Chris ne se voit pour l’instant pas travailler ailleurs qu’en Asie: «Ici, les gens s’engagent sans limite pour leur travail. L’administration ne met pas de bâtons dans les roues des entrepreneurs et le système politique est stable. Bref, l’économie asiatique continuera de dominer le monde ces prochaines décennies.»

Martin Hohn, Assistant Manager au KC Hotels & Resorts, Koh Samui, Thaïlande

«On peut vite décrocher un poste à responsabilités»

Martin Hohn est arrivé en Thaïlande en 2006, quelques semaines après le coup d’Etat militaire. «Evidemment, je me suis posé la question de savoir si c’était une bonne idée de partir…» Seulement, le goût de l’aventure a vite repris le dessus pour ce Bernois de 33 ans, diplômé de l’Ecole hôtelière de Lausanne. Après avoir cumulé des expériences professionnelles à Genève, en Espagne et en Afrique du Sud, Martin ressentait le désir de «découvrir une culture totalement inconnue». Il postule à travers tout le continent asiatique, puis c’est finalement l’offre d’une chaîne hôtelière de luxe en Thaïlande, sur l’île paradisiaque de Koh Samui, qui retient son attention.
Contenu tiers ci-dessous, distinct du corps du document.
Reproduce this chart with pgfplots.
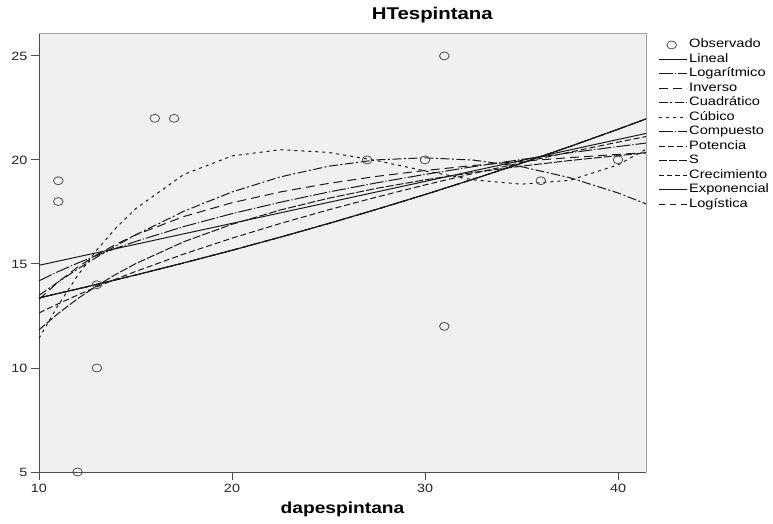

«Je doute que le choix de travailler en Thaïlande m’aide dans la poursuite d’une carrière typique dans l’hôtellerie de luxe helvétique. Je considère cette expérience comme unique et elle m’apporte énormément. Grâce à ma formation européenne, j’ai pu arriver plus vite à un poste à responsabilités.»

Les premiers mois d’adaptation à la vie thaïlandaise sont toutefois difficiles pour Martin, surtout en ce qui concerne le rythme de travail. «Heureusement que j’avais déjà travaillé dans d’autres pays que la Suisse, sinon le choc aurait été violent.» Petit à petit, Martin se met à apprécier la culture locale: «J’aime les gens et la liberté dont on bénéficie ici, en raison de l’absence de réglementation et de bureaucratie, que je considère comme excessive en Suisse. Et la qualité de vie est excellente, tant au niveau du climat que de la gastronomie. Et puis, il y a tellement d’expatriés et de voyageurs ici que l’on trouve facilement les produits européens qui nous manquent, si l’on est pris de nostalgie.»